- **DESCRIPTION OF THE TASK**: From the listing below, pick out each line with the word "matplotlib".

- **DATASET EXCERPT**:
►
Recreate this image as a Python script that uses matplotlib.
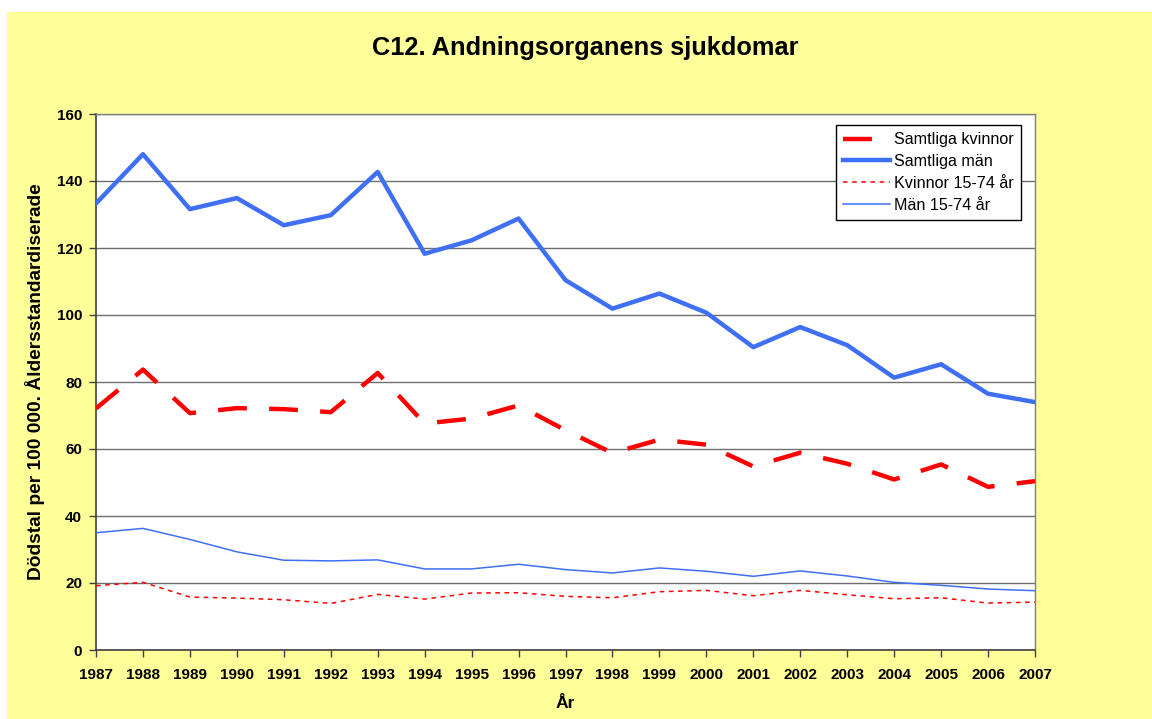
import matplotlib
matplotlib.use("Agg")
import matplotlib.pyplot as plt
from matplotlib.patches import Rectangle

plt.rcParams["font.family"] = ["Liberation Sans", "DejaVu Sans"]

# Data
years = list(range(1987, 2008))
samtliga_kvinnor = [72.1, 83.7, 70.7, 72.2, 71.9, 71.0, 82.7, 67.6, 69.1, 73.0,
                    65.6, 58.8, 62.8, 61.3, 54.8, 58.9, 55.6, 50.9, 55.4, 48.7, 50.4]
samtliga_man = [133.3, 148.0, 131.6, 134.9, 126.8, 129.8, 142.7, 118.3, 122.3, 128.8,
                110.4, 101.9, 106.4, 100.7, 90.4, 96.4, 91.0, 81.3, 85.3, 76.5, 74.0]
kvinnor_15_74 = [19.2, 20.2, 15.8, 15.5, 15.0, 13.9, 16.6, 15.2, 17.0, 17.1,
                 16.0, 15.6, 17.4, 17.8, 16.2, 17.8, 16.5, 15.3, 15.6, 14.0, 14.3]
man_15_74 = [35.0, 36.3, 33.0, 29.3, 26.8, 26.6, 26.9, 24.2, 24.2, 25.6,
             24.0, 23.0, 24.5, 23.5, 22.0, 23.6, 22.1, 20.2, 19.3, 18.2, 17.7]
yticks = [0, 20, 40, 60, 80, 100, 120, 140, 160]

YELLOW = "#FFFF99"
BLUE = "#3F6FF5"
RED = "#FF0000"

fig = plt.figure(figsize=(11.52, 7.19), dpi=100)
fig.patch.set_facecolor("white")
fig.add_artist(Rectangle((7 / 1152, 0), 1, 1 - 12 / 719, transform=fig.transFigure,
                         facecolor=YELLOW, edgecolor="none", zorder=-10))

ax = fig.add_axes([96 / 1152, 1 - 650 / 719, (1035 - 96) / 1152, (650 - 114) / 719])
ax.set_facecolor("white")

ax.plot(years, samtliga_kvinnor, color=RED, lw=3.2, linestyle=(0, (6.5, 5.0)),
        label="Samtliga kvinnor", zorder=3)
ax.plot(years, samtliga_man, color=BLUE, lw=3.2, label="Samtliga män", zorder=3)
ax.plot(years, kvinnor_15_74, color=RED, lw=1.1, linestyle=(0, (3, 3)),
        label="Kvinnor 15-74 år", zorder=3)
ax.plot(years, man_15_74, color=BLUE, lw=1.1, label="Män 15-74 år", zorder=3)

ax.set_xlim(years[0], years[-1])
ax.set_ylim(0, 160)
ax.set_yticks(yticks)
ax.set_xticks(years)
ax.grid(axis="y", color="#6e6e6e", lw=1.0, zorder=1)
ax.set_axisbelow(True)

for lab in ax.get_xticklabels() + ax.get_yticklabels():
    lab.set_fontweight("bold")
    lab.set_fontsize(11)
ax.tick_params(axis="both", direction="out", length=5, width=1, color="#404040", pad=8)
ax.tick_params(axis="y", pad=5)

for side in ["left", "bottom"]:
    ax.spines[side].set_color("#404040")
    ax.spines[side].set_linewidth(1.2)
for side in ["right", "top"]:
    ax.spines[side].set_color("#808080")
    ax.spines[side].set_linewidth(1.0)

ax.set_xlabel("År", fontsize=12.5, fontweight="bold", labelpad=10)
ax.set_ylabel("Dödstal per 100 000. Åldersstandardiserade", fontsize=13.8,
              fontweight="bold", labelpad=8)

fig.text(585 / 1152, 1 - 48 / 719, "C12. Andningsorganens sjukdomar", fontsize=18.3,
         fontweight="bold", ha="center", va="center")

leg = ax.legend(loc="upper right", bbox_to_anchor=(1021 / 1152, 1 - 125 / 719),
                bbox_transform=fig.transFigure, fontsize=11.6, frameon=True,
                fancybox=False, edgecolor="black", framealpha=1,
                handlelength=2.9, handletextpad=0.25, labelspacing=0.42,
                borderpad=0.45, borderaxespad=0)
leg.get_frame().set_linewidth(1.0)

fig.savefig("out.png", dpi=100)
◄
- **ANSWER FOR THE TASK**:
Recreate this image as a Python script that uses matplotlib.
import matplotlib
matplotlib.use("Agg")
import matplotlib.pyplot as plt
from matplotlib.patches import Rectangle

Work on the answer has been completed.